═══ The input ═══

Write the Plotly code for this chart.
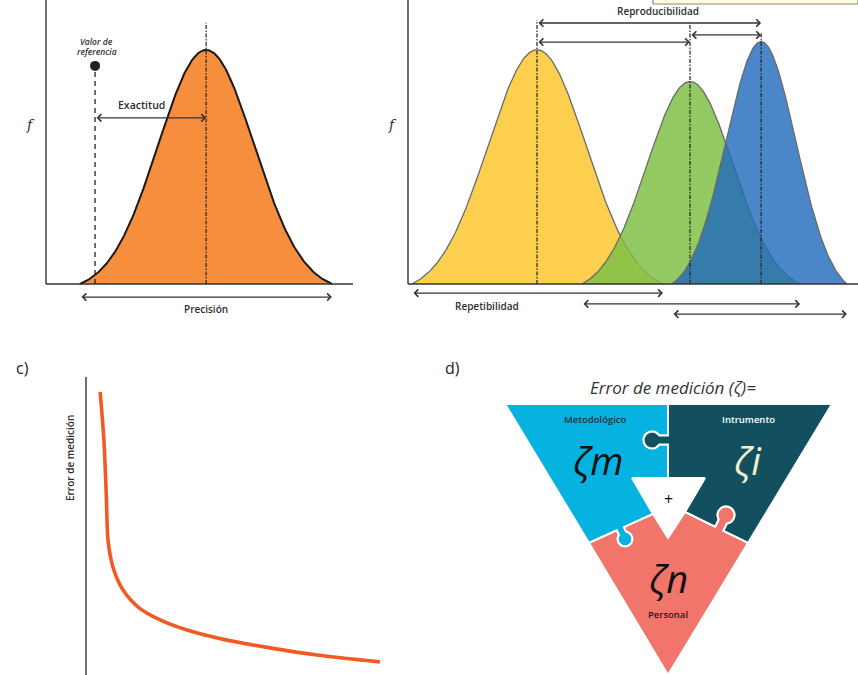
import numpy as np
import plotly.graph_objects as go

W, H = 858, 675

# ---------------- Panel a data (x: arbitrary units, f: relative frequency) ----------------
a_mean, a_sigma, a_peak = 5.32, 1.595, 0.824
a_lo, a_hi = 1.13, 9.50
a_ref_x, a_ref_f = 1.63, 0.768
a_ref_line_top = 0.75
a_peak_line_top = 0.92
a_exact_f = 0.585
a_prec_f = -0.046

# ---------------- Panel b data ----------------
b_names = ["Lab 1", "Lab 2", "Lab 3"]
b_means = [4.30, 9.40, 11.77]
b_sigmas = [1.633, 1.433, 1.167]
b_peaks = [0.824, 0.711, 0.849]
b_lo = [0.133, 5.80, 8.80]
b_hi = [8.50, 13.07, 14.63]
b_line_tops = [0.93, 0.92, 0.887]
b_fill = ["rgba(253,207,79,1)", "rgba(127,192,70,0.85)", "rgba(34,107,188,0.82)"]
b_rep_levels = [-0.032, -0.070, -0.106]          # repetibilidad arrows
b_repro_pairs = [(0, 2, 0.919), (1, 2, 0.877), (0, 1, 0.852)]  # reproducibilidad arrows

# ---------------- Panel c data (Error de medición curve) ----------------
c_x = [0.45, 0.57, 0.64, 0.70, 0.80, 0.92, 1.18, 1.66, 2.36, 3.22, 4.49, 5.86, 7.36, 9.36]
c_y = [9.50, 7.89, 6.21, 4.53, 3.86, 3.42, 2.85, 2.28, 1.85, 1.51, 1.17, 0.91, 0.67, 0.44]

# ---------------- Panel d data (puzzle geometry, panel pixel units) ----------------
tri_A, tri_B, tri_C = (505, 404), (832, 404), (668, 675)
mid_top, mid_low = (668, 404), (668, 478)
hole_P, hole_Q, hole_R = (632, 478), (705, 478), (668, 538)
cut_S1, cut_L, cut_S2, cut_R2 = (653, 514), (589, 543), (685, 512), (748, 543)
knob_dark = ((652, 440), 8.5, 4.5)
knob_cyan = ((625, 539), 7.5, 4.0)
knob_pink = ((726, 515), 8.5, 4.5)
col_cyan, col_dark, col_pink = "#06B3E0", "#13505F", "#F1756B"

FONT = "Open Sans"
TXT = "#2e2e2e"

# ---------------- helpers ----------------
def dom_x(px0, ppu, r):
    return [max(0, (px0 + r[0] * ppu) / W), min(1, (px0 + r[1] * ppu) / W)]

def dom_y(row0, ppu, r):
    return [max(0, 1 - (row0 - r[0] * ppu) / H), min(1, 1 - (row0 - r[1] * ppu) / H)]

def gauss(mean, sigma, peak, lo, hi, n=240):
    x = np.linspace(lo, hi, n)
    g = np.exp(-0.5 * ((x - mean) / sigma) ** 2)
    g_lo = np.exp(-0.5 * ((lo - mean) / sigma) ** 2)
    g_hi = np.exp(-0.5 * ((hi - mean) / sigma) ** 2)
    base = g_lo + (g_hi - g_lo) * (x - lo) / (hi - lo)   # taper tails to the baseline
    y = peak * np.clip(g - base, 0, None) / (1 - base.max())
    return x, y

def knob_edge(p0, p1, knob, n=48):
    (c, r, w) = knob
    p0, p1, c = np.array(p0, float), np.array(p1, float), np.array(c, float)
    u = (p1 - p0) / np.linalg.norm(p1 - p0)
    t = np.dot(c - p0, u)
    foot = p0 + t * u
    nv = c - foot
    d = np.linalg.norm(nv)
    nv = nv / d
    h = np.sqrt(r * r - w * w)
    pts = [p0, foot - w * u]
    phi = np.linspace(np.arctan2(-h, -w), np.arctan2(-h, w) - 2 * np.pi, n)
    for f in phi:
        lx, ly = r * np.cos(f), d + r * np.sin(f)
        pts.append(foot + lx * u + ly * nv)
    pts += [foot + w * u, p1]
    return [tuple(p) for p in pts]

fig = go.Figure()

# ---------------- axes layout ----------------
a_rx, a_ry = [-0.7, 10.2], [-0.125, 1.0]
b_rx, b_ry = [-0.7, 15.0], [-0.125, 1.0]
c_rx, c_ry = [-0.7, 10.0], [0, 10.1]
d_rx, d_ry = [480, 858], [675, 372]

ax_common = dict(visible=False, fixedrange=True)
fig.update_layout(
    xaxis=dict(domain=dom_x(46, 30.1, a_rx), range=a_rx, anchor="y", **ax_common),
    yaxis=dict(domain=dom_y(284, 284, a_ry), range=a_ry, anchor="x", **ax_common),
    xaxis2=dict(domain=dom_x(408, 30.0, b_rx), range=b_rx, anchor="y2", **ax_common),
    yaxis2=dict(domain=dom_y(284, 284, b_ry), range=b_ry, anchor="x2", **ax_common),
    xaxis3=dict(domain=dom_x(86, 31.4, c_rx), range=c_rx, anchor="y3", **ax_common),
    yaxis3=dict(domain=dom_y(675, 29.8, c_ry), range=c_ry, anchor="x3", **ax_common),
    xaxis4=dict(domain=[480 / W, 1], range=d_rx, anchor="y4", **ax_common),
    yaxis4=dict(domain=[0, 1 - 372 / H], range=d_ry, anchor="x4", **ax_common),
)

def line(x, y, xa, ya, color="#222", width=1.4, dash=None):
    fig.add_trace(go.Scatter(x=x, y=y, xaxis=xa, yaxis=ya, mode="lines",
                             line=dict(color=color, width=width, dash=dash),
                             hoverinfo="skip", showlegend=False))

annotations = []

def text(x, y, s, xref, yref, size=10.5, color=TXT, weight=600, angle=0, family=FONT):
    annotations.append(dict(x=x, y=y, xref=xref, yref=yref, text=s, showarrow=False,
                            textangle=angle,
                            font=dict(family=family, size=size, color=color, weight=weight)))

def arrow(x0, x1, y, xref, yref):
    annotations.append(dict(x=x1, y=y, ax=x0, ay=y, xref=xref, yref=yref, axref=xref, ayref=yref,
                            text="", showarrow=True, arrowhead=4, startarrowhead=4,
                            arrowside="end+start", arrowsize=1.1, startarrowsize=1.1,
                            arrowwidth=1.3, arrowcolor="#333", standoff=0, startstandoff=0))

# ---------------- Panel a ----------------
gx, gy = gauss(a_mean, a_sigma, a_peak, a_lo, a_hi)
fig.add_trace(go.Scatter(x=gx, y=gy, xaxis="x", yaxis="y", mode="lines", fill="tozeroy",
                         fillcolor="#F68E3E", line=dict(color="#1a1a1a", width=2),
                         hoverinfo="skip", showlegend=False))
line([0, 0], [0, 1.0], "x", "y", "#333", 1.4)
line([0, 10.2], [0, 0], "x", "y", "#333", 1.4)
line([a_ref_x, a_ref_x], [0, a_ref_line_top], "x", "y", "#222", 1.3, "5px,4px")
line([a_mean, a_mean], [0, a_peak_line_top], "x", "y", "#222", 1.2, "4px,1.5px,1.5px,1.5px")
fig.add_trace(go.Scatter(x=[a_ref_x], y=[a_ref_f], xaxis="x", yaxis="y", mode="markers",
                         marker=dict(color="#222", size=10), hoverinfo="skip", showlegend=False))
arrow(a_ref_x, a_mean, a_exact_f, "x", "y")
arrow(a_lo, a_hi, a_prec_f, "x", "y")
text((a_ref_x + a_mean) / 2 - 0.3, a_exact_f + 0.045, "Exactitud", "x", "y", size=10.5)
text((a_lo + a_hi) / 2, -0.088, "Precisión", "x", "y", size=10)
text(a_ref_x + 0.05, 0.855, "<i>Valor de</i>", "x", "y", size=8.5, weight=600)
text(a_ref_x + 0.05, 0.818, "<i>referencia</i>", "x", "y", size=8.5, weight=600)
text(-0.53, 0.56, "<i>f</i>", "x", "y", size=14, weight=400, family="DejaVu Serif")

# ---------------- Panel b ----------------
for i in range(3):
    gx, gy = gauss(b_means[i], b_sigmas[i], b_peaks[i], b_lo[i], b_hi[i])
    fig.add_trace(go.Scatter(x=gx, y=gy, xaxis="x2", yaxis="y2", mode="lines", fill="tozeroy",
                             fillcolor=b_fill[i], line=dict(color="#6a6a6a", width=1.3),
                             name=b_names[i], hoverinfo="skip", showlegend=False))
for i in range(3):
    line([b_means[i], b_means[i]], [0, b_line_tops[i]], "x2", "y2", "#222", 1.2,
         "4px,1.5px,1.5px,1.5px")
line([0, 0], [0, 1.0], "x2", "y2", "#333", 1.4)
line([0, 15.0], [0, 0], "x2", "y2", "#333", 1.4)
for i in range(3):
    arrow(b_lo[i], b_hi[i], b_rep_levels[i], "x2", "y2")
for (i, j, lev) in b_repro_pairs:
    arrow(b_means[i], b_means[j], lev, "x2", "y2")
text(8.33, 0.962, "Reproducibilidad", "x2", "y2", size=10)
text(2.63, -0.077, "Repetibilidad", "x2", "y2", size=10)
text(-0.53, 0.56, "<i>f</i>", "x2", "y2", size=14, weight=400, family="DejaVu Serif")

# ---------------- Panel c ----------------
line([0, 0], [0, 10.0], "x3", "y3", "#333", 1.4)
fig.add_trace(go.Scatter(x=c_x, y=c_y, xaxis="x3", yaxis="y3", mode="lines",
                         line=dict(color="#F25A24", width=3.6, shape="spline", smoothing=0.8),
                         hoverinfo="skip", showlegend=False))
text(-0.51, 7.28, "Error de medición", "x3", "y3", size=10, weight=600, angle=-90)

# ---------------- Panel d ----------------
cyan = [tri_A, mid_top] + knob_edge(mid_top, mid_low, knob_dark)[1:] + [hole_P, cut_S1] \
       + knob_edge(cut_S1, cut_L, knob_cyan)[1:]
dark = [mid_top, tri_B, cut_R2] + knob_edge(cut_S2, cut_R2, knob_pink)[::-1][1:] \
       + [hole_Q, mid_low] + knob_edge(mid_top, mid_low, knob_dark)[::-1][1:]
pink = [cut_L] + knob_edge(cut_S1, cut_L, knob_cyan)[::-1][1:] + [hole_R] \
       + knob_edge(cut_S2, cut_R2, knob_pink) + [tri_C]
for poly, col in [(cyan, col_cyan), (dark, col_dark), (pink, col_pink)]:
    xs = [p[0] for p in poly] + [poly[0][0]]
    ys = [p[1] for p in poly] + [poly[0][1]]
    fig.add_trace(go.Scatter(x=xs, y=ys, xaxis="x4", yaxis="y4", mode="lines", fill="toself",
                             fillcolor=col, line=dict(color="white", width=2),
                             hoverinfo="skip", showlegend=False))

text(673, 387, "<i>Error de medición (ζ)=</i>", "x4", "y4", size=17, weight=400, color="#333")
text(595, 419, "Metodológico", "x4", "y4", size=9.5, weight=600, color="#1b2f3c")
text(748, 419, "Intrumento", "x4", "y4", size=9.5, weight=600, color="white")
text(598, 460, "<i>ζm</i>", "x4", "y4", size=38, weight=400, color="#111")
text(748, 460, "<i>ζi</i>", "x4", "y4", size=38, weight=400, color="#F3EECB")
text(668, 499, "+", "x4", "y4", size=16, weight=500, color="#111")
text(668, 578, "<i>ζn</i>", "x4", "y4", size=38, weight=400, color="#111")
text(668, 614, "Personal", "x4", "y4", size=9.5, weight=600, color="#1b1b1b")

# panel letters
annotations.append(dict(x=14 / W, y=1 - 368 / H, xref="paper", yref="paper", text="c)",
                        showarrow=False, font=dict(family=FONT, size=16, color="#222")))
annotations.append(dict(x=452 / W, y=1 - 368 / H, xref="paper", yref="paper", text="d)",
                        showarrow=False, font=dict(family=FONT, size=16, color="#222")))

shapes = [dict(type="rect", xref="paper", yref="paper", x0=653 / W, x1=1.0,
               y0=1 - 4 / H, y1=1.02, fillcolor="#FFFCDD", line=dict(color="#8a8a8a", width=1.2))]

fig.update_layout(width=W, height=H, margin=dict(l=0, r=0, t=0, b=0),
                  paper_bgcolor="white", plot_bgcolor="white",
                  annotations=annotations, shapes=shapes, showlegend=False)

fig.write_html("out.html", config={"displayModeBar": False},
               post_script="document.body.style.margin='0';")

═══
═══ The input ═══

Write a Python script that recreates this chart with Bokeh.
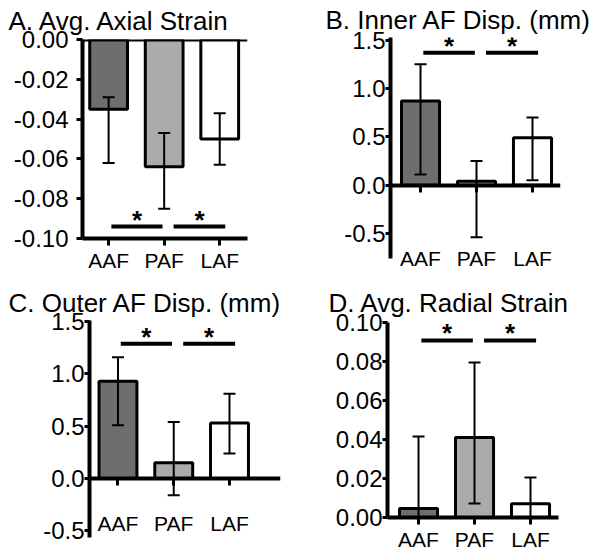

═══

▸ Set exercise
Retype, word for word, only the lines from the one containing "Write the Plotly code for this chart." through the one containing "b_repro_pairs = [(0, 2, 0.919), (1, 2, 0.877), (0, 1, 0.852)]", both included, and leave out any pictures.

▸ Output
Write the Plotly code for this chart.
import numpy as np
import plotly.graph_objects as go

W, H = 858, 675

# ---------------- Panel a data (x: arbitrary units, f: relative frequency) ----------------
a_mean, a_sigma, a_peak = 5.32, 1.595, 0.824
a_lo, a_hi = 1.13, 9.50
a_ref_x, a_ref_f = 1.63, 0.768
a_ref_line_top = 0.75
a_peak_line_top = 0.92
a_exact_f = 0.585
a_prec_f = -0.046

# ---------------- Panel b data ----------------
b_names = ["Lab 1", "Lab 2", "Lab 3"]
b_means = [4.30, 9.40, 11.77]
b_sigmas = [1.633, 1.433, 1.167]
b_peaks = [0.824, 0.711, 0.849]
b_lo = [0.133, 5.80, 8.80]
b_hi = [8.50, 13.07, 14.63]
b_line_tops = [0.93, 0.92, 0.887]
b_fill = ["rgba(253,207,79,1)", "rgba(127,192,70,0.85)", "rgba(34,107,188,0.82)"]
b_rep_levels = [-0.032, -0.070, -0.106]          # repetibilidad arrows
b_repro_pairs = [(0, 2, 0.919), (1, 2, 0.877), (0, 1, 0.852)]  # reproducibilidad arrows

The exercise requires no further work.